Mr. Kaye can give conclusions until he is blue in the face, but until he shows the factual basis for those conclusions and survives an adversarial examination his credibility and reliability are going to be subject to question. As long as there are legitimate questions about the factual basis for the opinion the opinion is not going to be accepted. If the President wants Mr. Kaye’s conclusions to be accepted the first thing that has got to be done is for the factual report to be released.

It is worth noting that the Senators and Representatives on the Intelligence Committee are not vouching for Mr. Kaye’s conclusions or doing so in a pretty half-hearted way. Presumably Congress has access to the classified report and the raw data.

Spav:

Do you suggest I shouldn’t have bothered with the thread, then? My given of the testimony being credible isn’t a universal, just for purposes of this thread.

And, Kaye is an expert, and he has backed up his statement. We just don’t get to see it, yet.

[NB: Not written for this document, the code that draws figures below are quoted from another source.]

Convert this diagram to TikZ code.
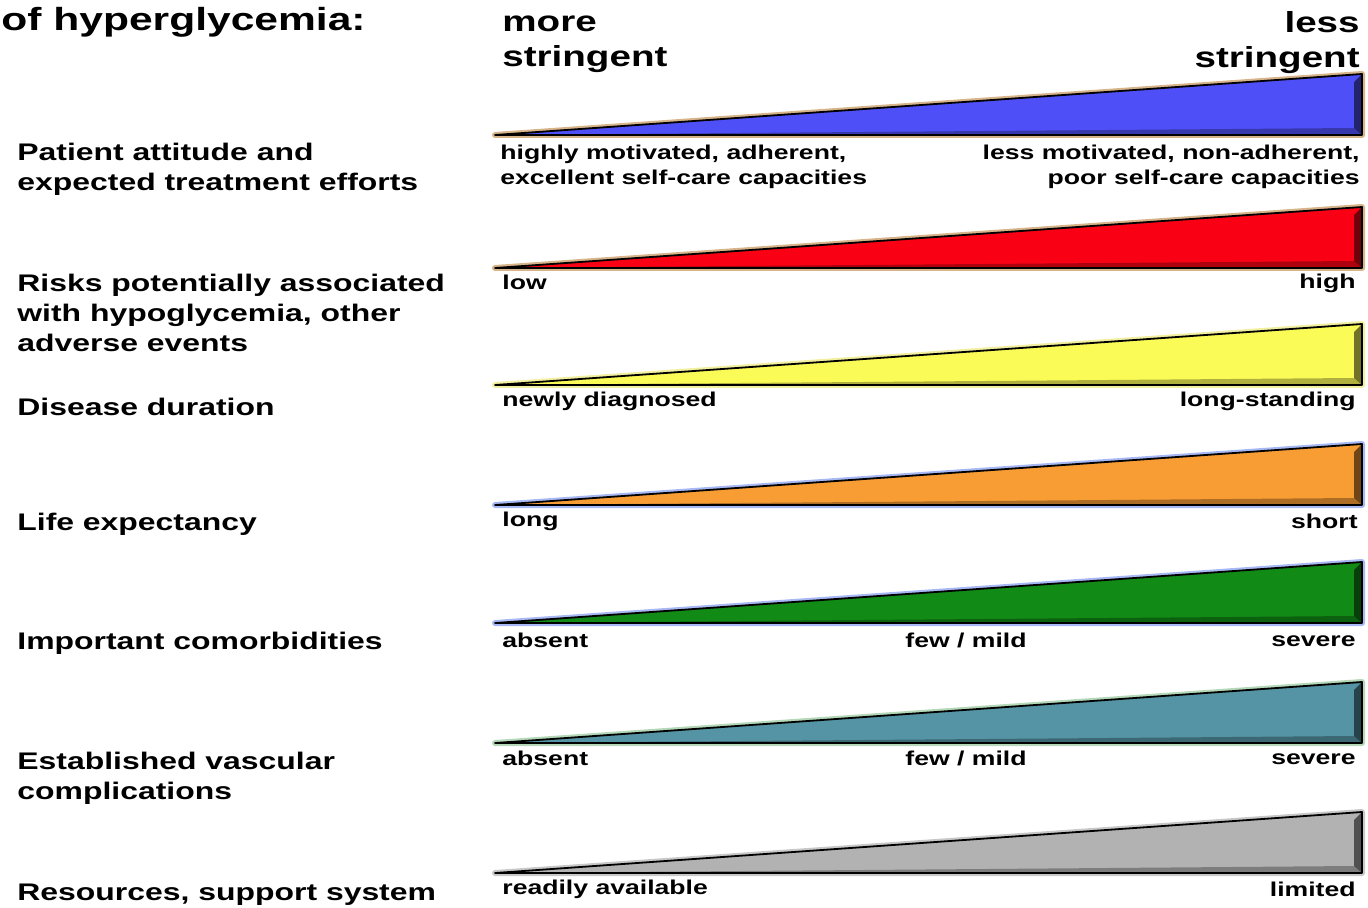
\documentclass[tikz,border=0pt]{standalone}
\usepackage{fontspec}
\setmainfont{Liberation Sans}[FakeStretch=1.33]
\usepackage{tikz}
\usetikzlibrary{positioning,calc}

\definecolor{wblue}{HTML}{4F4FF8}
\definecolor{wred}{HTML}{FA0014}
\definecolor{wyellow}{HTML}{FBFB58}
\definecolor{worange}{HTML}{F89C34}
\definecolor{wgreen}{HTML}{128A16}
\definecolor{wteal}{HTML}{5494A4}
\definecolor{wgray}{HTML}{B2B2B2}
\definecolor{gtan}{HTML}{D8B48A}
\definecolor{gyellow}{HTML}{F2F0A0}
\definecolor{gblue}{HTML}{A8B8F4}
\definecolor{gmint}{HTML}{B4D8B8}
\definecolor{ggray}{HTML}{C8C8C8}

\begin{document}
\begin{tikzpicture}[x=0.5pt, y=-0.5pt,
    rowlabel/.style={anchor=west, align=left, inner sep=0pt, font=\bfseries\fontsize{12}{15}\selectfont},
    endlabel/.style={inner sep=0pt, font=\bfseries\fontsize{10}{12.5}\selectfont},
    headlabel/.style={inner sep=0pt, font=\bfseries\fontsize{14.5}{17.5}\selectfont}]
  \useasboundingbox (0,0) rectangle (1368,908);

  % header
  \node[anchor=west, inner sep=0pt, font=\bfseries\fontsize{16}{19}\selectfont] (title) at (1,22) {of hyperglycemia:};
  \node[headlabel, anchor=west, align=left] (more) at (502,44) {more\\stringent};
  \node[headlabel, anchor=east, align=right] (less) at (1360,43) {less\\stringent};

  % wedges
  \foreach \base/\col/\glow [count=\i] in {135/wblue/gtan, 268/wred/gtan, 385/wyellow/gyellow, 505/worange/gblue, 623/wgreen/gblue, 743/wteal/gmint, 873/wgray/ggray} {
    \coordinate (tip\i) at (495,\base);
    \coordinate (foot\i) at (1362,\base);
    \coordinate (top\i) at (1362,\base-61);
    \draw[\glow, line width=3pt, line join=round] (tip\i) -- (foot\i) -- (top\i) -- cycle;
    \fill[\col] (tip\i) -- (foot\i) -- (top\i) -- cycle;
    \fill[\col!70!black] (tip\i) -- (foot\i) -- ($(foot\i)+(-8,-7)$) -- cycle;
    \fill[\col!45!black] ($(top\i)+(-8,8)$) -- (top\i) -- (foot\i) -- ($(foot\i)+(-8,-7)$) -- cycle;
    \draw[black, line width=0.9pt, line join=round] (tip\i) -- (foot\i) -- (top\i) -- cycle;
  }

  % row titles
  \node[rowlabel] (attitude) at (17,169) {Patient attitude and\\expected treatment efforts};
  \node[rowlabel] (risks) at (17,313) {Risks potentially associated\\with hypoglycemia, other\\adverse events};
  \node[rowlabel] (duration) at (17,407) {Disease duration};
  \node[rowlabel] (life) at (17,524) {Life expectancy};
  \node[rowlabel] (comorb) at (17,643) {Important comorbidities};
  \node[rowlabel] (vascular) at (17,778) {Established vascular\\complications};
  \node[rowlabel] (resources) at (17,895) {Resources, support system};

  % scale ends
  \node[endlabel, anchor=west, align=left] (att-l) at (500,167) {highly motivated, adherent,\\excellent self-care capacities};
  \node[endlabel, anchor=east, align=right] (att-r) at (1360,167) {less motivated, non-adherent,\\poor self-care capacities};
  \node[endlabel, anchor=west] (risk-l) at (502,282) {low};
  \node[endlabel, anchor=east] (risk-r) at (1356,283) {high};
  \node[endlabel, anchor=west] (dur-l) at (502,401) {newly diagnosed};
  \node[endlabel, anchor=east] (dur-r) at (1356,401) {long-standing};
  \node[endlabel, anchor=west] (life-l) at (502,521) {long};
  \node[endlabel, anchor=east] (life-r) at (1358,521) {short};
  \node[endlabel, anchor=west] (com-l) at (502,640) {absent};
  \node[endlabel] (com-m) at (966,640) {few / mild};
  \node[endlabel, anchor=east] (com-r) at (1356,641) {severe};
  \node[endlabel, anchor=west] (vas-l) at (502,758) {absent};
  \node[endlabel] (vas-m) at (966,758) {few / mild};
  \node[endlabel, anchor=east] (vas-r) at (1356,759) {severe};
  \node[endlabel, anchor=west] (res-l) at (502,889) {readily available};
  \node[endlabel, anchor=east] (res-r) at (1356,889) {limited};
\end{tikzpicture}
\end{document}
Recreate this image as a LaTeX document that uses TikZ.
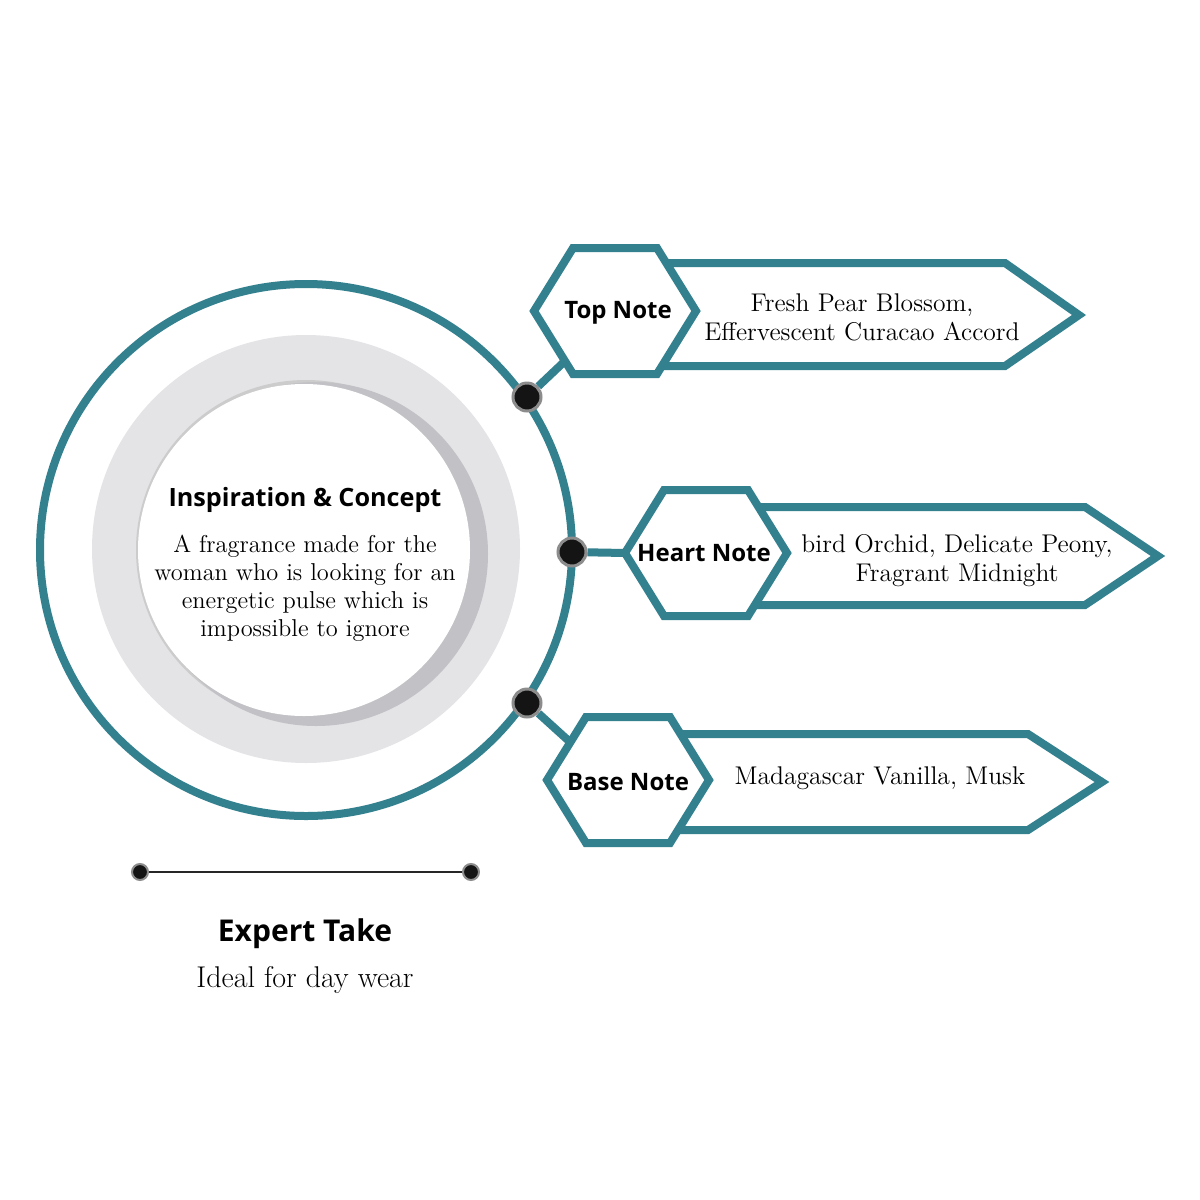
\documentclass[tikz,border=0pt]{standalone}
\usepackage{fontspec}
\usepackage{tikz}
\usetikzlibrary{positioning}
\newfontfamily\headsf{Open Sans}
\definecolor{notecol}{HTML}{33808F}
\definecolor{ringgray}{HTML}{E4E4E7}
\definecolor{shadegray}{HTML}{C2C2C6}
\def\hd#1{{\headsf\bfseries #1}}

\begin{document}
\begin{tikzpicture}[x=0.5pt, y=-0.5pt,
    orbit/.style={draw=notecol, line width=4pt},
    notearrow/.style={draw=notecol, fill=white, line width=4pt, line join=miter},
    linkline/.style={draw=notecol, line width=4pt},
    bigdot/.style={circle, inner sep=0pt, minimum size=14pt, fill=black!92, draw=black!45, line width=1.5pt},
    enddot/.style={circle, inner sep=0pt, minimum size=8pt, fill=black!92, draw=black!45, line width=1pt},
    notetitle/.style={font=\headsf\bfseries\fontsize{12}{14}\selectfont},
    notetext/.style={align=center, font=\fontsize{12.8}{14.5}\selectfont}]
    \useasboundingbox[fill=white] (0,0) rectangle (1200,1200);

    % centre disc
    \fill[ringgray] (306,549) circle (214);
    \fill[black!20] (306,550) circle (170);
    \fill[shadegray] (316,554) circle (172);
    \fill[white] (304,550) circle (166);
    \draw[orbit] (306,550) circle (266);
    \node[notetitle, font=\headsf\bfseries\fontsize{12.6}{15}\selectfont] (insp) at (305,500) {Inspiration \& Concept};
    \node[notetext, font=\fontsize{12.2}{14}\selectfont, below=4pt of insp] (idea) {A fragrance made for the\\woman who is looking for an\\energetic pulse which is\\impossible to ignore};

    % dots on the ring
    \node[bigdot] (dtop) at (527,397) {};
    \node[bigdot] (dmid) at (572,552) {};
    \node[bigdot] (dbot) at (527,703) {};

    % top note
    \begin{scope}[shift={(615,311)}]
      \coordinate (ttop) at (-50,50);
      \draw[notearrow] (30,-48) -- (390,-48) -- (464,4) -- (390,55) -- (30,55) -- cycle;
      \draw[linkline] (dtop) -- (ttop);
      \draw[notearrow] (-81,0) -- (-42,-63) -- (42,-63) -- (81,0) -- (42,63) -- (-42,63) -- cycle;
      \node[notetitle] (top) at (3,2) {Top Note};
      \node[notetext] (topx) at (247,6) {Fresh Pear Blossom,\\Effervescent Curacao Accord};
    \end{scope}

    % heart note
    \begin{scope}[shift={(706,553)}]
      \coordinate (thrt) at (-81,0);
      \draw[notearrow] (30,-46) -- (379,-46) -- (452,3) -- (379,52) -- (30,52) -- cycle;
      \draw[linkline] (dmid) -- (thrt);
      \draw[notearrow] (-81,0) -- (-42,-63) -- (42,-63) -- (81,0) -- (42,63) -- (-42,63) -- cycle;
      \node[notetitle] (hrt) at (-2,0) {Heart Note};
      \node[notetext] (hrtx) at (251,8) {bird Orchid, Delicate Peony,\\Fragrant Midnight};
    \end{scope}

    % base note
    \begin{scope}[shift={(628,780)}]
      \coordinate (tbas) at (-58,-38);
      \draw[notearrow] (30,-46) -- (400,-46) -- (474,2) -- (400,50) -- (30,50) -- cycle;
      \draw[linkline] (dbot) -- (tbas);
      \draw[notearrow] (-81,0) -- (-42,-63) -- (42,-63) -- (81,0) -- (42,63) -- (-42,63) -- cycle;
      \node[notetitle] (bas) at (0,2) {Base Note};
      \node[notetext] (basx) at (252,-2) {Madagascar Vanilla, Musk};
    \end{scope}

    % expert take
    \node[enddot] (el) at (140,872) {};
    \node[enddot] (er) at (471,872) {};
    \draw[black!85, line width=1pt] (el) -- (er);
    \node[notetitle, font=\headsf\bfseries\fontsize{15}{18}\selectfont] (exp) at (305,934) {Expert Take};
    \node[notetext, font=\fontsize{15}{18}\selectfont] (wear) at (305,980) {Ideal for day wear};
  \end{tikzpicture}
\end{document}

I see no reason, given the very vague and general nature of what he’s said, to think that he’s not being…uh…accurate. But that’s the crux of the biscuit. The denotation of what he says isn’t really all that much. Now, the connotations of what he says is pretty signifigant. But, when you get right down to what he actually is saying, he’s not saying much that definitive. The most definitive stuff is about the missiles “plans and advanced designs” and the attempts to acquire missile technology from NK. Everything else has so many qualifiers and lopholes, you can’t tell if he’s talking about. The “research and work” could be internet downloads.

If he wasn’t going top be accurate then he could’ve come out with some stronger stuff. Probably not stronger sounding, but stronger.

Of course you should have started the thread. This is something that needs to be aired out.

However, if we don’t get to see it, how are we to know that Mr. Kaye has backed up his statements. Just repeating the same conclusiatory language again, and again, and again is not backing up a statement. Until we see and evaluate the facts we cannot know whether Mr. Kaye’s conclusions are to be given any weight or not.

Until Mr. Kaye comes up with something and backs it with first hand verifiable observations my conclusion has to be that Saddam had no weapons of mass destruction and had no meaningful connection with BenLaden. I may well wish that Mr. Kaye had come up with something that would let me say that the invasion was indeed a necessary step to protect the nation’s vital interests. That hasn’t happened yet and with each passing day it seems less likely to happen.

Have I doubts as to Mr. Kaye’s impartiality? None, actually. He rendered that moot on day one, while grinning gleefully and hinting at “surprises” in the offering. You remember that, don’t you?

Mr. Kaye’s unfortunate situation is having nothing of substance to show for his efforts. His entirely predictable response is to give us a load of speculation, carefully structured around the Principle of Deniability.

Case in point: the vial of botulism. Mr. Kaye is careful to make sure we are aware of this discovery, and careful to be sure it is included as part of a discussion on bioweapons. As has been revealed, the botulinum in question is not of the strain that is useful for weaponization research. It is possible, I suppose, that this fact was overlooked in his eagerness to be concise and not overload us with information.

But why was it even mentioned at all, if not to offer “evidence” of a bioweapons program? Thus, Mr. Kaye shows his eagerness to present a strong case for the Bushivik position, regardless of the actual relevance of the information.

It is possible, I suppose, that Mr. Kaye has indeed “backed up his statement”, only has not made such irrefutable proof public. It is possible, I suppose, that the secret report is simply chock-a-block with such damning facts, facts that would have all of us nay-sayers gibbering in stunned disarray.

But the Admin has determined not to make these facts known, for reasons that surpasseth all understanding. And that none of this leaked from an Admin as porous as a sponge. Possible, I suppose.

Equally possible that I am the Queen of Romania.